[pypy-dev] Questions on the pypy+numpy project

Mon Oct 17 21:40:14 CEST 2011

On Mon, Oct 17, 2011 at 7:20 PM, David Cournapeau <cournape at gmail.com> wrote:
> On Mon, Oct 17, 2011 at 2:22 PM, Michael Foord <fuzzyman at gmail.com> wrote:
>
>>
>> Travis' post seems to suggest that it is the responsibility of the *pypy*
>> dev team to do the work necessary to integrate the numpy refactor (initially
>> sponsored by Microsoft). That refactoring (smaller numpy core) seems like a
>> great way forward for numpy - particularly if *it* wants to play well with
>> multiple implementations, but it is unreasonable to expect the pypy team to
>> pick that up!
>
> I am pretty sure Travis did not intend to suggest that (I did not
> understand that from his wordings, but maybe that's because we had
> discussion in person on that topic several times already).
>
> There are a lot of reasons to do that refactor that has nothing to do
> with pypy, so the idea is more: let's talk about what pypy would need
> to make this refactor beneficial for pypy *as well*. I (and other)
> have advocated using more cython inside numpy and scipy. We could
> share resources to do that.

I think alex's question was whether the refactoring is going to be
merged upstream or not (and what's the plan).
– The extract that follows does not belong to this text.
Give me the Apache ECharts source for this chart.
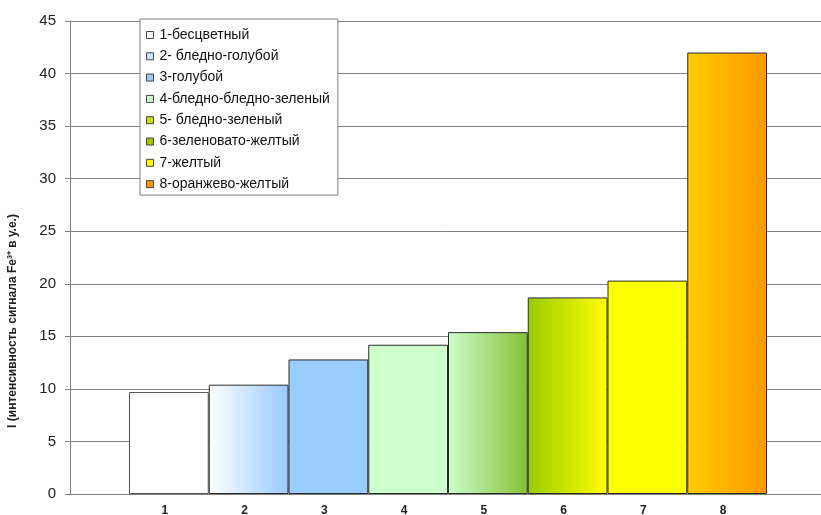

I don't think you understand our point. Reusing the current numpy
implementation is not giving us much *even* if it was all Cython and
no C API. It's just that we can do cool stuff with the JIT. *Right
now* operation chain like this:

a, b, c = [numpy.arange(100) for i in range(3)]
a + b - c

becomes

...
i = 0
while i < 100:
  res[i] = a[i] + b[i] - c[i]

without allocating intermediates. In the near future we plan to
implement this using SSE so it becomes even faster. It also applies to
all kinds of operations that we implemented in RPython - ufuncs,
castings etc. All of them get unrolled into a single loop right now,
they can get nicely vectorized in the near future. Having numpy still
implementing stuff in C doesn't buy us much - we wouldn't be able to
do all the cool stuff we're doing now and we won't get all the
speedups. That's why we don't reuse the current numpy and not because
it uses C API.

Now the scenario is slightly different with FFT and other more complex
algorithms. We want to call existing C code with array pointers so we
don't have to reimplement it.

Now tell me - how us moving pieces of scipy or numpy to cython give us anything?

>
>> It seems odd to argue that extending numpy to pypy will be a net negative
>> for the community! Sure there are some difficulties involved, just as there
>> are difficulties with having multiple implementations in the first place,
>> but the benefits are much greater.
>
> The net negative would be the community split, with numpy losing some
> resources taken by numpy on pypy. This seems like a plausible
> situation.

So, you're saying that giving people the ability to run numpy code
faster if the refrain from using scipy and matplotlib (for now) is
producing the community split? How does it? My interpretation is that
we want to give people powerful tools that can be used to achieve
things not possible before - like not using cython but instead
implementing it in python. I imagine how someone might not get value
from that, but how does that decrease the value?

>
> Without a C numpy API, you can't have scipy or matplotlib, no
> scikit-learns, etc... But you could hide most of it behind cython,
> which has momentum in the scientific community. Then a realistic
> approach becomes:
>  - makes the cython+pypy backend a reality
>  - ideally make cython to wrap fortran a reality
>  - convert as much as possible from python C API to cython
>
> People of all level can participate. The first point in particular
> could help pypy besides the scipy community. And that's a plan where
> both parties would benefit from each other.

I think our priority right now is to provide a working numpy. Next
point is to make it use SSE. Does that fit somehow with your plan?

Cheers,
fijal